● DATA SECTION:

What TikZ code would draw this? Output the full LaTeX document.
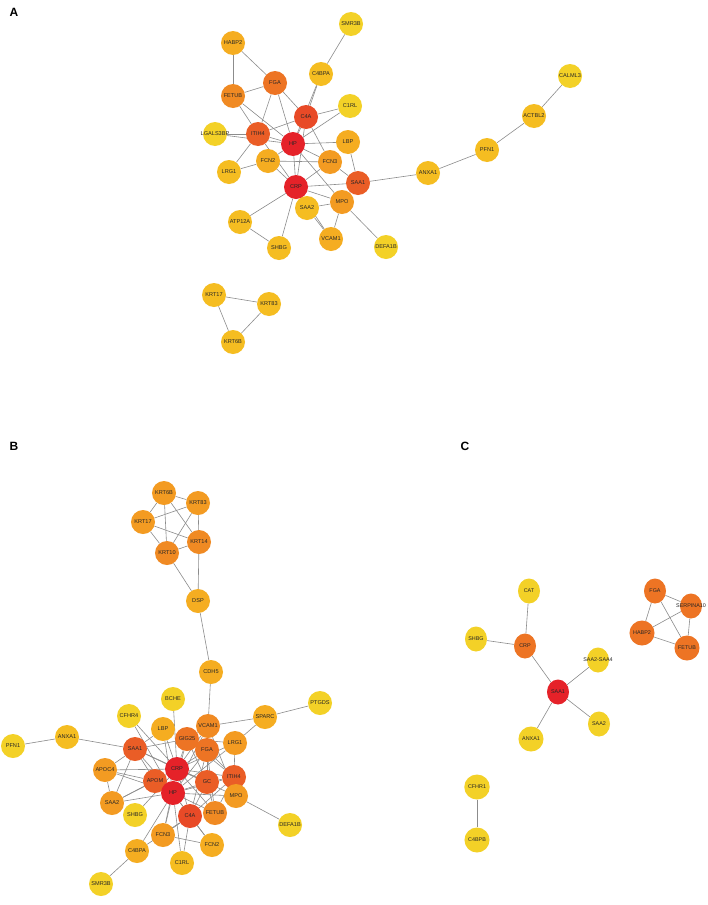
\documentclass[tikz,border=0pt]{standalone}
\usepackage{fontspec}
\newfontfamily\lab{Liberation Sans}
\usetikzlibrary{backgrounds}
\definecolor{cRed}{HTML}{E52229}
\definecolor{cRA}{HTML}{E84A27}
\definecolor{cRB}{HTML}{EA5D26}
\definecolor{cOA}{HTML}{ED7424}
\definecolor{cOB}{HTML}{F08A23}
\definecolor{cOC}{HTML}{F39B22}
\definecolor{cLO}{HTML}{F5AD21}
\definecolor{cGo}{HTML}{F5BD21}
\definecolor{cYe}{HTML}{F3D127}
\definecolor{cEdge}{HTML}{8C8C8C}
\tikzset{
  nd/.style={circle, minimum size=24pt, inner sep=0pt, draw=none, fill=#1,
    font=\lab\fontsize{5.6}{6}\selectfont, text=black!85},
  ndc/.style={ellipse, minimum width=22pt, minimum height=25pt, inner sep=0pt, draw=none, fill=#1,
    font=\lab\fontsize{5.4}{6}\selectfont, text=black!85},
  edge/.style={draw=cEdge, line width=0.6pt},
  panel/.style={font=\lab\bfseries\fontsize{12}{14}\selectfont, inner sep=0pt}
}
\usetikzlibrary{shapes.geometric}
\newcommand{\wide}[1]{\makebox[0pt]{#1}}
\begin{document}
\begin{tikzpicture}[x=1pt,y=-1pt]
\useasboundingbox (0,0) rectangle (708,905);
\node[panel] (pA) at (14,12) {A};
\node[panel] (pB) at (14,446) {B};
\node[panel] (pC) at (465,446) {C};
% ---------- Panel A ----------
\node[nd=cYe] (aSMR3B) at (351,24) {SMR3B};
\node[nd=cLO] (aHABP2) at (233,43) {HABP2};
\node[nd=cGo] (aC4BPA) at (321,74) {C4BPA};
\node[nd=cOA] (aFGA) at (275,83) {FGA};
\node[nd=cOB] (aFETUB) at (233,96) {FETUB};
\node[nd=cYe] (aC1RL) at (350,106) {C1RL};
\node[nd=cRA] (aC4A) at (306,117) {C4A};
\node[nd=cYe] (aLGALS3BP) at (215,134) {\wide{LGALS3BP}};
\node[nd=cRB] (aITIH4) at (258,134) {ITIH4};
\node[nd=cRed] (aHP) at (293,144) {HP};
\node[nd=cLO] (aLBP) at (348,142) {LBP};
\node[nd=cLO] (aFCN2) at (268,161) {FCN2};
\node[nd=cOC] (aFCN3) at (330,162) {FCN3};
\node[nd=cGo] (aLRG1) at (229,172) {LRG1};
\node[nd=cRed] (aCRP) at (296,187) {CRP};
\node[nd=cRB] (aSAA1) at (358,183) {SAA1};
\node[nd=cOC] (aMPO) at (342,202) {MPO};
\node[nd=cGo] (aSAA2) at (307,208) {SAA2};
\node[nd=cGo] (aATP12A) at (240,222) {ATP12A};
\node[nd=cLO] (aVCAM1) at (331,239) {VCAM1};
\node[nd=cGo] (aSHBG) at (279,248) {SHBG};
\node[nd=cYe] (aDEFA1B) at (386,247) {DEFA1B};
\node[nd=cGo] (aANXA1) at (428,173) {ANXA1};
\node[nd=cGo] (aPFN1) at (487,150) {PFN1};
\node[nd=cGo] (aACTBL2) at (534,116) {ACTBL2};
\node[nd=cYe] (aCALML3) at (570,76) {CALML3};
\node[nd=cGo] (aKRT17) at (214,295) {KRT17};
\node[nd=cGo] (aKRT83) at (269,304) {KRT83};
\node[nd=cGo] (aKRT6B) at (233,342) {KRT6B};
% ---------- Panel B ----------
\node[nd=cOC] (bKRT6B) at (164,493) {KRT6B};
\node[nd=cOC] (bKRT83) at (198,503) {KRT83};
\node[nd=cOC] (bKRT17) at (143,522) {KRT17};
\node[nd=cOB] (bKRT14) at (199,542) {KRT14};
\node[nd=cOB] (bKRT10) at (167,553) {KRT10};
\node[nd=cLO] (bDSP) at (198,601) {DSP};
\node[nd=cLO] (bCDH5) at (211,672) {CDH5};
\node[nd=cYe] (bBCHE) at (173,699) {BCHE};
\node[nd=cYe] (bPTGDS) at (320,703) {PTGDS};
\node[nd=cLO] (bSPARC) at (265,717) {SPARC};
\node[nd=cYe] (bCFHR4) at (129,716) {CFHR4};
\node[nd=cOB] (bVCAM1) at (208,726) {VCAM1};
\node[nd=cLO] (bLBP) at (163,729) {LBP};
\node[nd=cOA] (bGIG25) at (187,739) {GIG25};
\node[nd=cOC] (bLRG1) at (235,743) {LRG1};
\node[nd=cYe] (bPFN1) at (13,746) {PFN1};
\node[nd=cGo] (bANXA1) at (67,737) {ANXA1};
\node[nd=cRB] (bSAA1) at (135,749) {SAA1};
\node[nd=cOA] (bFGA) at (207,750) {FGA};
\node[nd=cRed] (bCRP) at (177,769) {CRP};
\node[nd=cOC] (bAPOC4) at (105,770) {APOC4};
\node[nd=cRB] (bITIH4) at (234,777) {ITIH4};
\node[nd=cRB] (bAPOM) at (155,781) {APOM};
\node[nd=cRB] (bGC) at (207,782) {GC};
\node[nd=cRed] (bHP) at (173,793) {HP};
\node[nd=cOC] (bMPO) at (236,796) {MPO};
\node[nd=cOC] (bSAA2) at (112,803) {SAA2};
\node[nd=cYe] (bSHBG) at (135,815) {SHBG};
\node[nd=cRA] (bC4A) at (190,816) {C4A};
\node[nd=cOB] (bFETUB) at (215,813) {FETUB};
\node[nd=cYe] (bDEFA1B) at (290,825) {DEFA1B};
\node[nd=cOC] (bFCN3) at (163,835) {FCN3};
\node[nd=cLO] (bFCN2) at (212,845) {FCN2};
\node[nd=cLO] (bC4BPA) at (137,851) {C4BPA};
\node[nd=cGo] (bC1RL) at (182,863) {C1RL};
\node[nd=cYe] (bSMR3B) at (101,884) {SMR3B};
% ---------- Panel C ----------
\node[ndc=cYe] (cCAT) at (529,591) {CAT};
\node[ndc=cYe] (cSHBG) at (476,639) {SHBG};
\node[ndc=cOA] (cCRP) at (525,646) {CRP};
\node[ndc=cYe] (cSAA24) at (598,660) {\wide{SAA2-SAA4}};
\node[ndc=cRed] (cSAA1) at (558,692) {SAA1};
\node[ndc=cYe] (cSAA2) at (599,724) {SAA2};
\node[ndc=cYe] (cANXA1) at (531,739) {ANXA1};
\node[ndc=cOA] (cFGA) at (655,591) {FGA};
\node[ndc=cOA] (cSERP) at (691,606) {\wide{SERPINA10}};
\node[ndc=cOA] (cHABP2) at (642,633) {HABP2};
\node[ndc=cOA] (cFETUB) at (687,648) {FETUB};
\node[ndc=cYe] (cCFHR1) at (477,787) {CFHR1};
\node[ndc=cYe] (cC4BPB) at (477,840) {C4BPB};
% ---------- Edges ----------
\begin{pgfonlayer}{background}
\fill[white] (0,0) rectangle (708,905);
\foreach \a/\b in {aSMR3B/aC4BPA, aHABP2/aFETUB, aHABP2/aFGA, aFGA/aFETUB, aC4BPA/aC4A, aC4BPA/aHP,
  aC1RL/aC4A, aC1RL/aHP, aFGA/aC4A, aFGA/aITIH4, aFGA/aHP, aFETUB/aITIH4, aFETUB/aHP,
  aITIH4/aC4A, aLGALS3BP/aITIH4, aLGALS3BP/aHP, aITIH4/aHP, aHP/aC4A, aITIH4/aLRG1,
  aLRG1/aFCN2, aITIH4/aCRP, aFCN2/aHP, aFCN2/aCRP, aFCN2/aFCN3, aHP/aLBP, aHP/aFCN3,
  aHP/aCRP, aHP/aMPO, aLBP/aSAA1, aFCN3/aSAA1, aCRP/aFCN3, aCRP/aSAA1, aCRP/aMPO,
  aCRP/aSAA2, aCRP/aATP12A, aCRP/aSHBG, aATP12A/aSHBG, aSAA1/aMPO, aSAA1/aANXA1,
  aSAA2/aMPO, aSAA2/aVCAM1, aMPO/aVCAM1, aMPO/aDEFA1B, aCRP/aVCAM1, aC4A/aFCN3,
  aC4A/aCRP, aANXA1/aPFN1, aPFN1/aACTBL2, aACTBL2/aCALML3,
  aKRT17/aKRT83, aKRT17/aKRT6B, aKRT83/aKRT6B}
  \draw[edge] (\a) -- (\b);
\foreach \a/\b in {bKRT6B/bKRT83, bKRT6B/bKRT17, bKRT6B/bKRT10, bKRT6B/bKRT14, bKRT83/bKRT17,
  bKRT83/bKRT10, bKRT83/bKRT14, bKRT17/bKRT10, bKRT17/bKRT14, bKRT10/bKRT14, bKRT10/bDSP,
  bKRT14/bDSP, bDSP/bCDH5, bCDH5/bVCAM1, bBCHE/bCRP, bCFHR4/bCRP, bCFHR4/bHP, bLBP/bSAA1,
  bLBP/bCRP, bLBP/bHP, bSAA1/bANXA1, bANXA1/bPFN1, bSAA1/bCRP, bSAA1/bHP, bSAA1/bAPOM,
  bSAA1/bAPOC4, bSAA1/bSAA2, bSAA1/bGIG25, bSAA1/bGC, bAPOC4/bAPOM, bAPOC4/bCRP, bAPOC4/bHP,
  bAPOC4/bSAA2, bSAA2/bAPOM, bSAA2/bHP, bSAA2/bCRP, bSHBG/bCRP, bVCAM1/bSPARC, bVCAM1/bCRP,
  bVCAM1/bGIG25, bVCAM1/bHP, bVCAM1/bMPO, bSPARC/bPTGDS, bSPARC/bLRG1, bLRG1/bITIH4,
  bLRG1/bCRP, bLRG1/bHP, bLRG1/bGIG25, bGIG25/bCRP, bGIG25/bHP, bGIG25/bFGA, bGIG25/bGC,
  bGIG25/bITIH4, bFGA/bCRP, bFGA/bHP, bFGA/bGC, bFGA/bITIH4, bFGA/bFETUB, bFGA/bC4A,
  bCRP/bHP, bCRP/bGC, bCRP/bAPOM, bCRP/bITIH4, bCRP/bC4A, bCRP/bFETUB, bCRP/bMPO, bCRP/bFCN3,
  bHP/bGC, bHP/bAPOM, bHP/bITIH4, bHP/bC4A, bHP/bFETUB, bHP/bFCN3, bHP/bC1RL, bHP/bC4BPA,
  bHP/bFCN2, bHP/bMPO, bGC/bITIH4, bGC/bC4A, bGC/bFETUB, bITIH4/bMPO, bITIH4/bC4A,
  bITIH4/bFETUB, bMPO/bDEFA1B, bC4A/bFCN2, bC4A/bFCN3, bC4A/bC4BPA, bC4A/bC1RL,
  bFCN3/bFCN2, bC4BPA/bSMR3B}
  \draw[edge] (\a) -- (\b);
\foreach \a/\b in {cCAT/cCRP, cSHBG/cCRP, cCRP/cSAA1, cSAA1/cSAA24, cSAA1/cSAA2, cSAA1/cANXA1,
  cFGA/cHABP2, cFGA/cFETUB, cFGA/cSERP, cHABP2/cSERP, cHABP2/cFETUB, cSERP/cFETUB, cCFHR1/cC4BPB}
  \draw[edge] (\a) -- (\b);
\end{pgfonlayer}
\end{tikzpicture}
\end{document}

● THE EXERCISE:
Every line in the data above that contains "draw" needs to be copied.

● FINISHED EXERCISE:
What TikZ code would draw this? Output the full LaTeX document.
  nd/.style={circle, minimum size=24pt, inner sep=0pt, draw=none, fill=#1,
  ndc/.style={ellipse, minimum width=22pt, minimum height=25pt, inner sep=0pt, draw=none, fill=#1,
  edge/.style={draw=cEdge, line width=0.6pt},
  \draw[edge] (\a) -- (\b);
  \draw[edge] (\a) -- (\b);
  \draw[edge] (\a) -- (\b);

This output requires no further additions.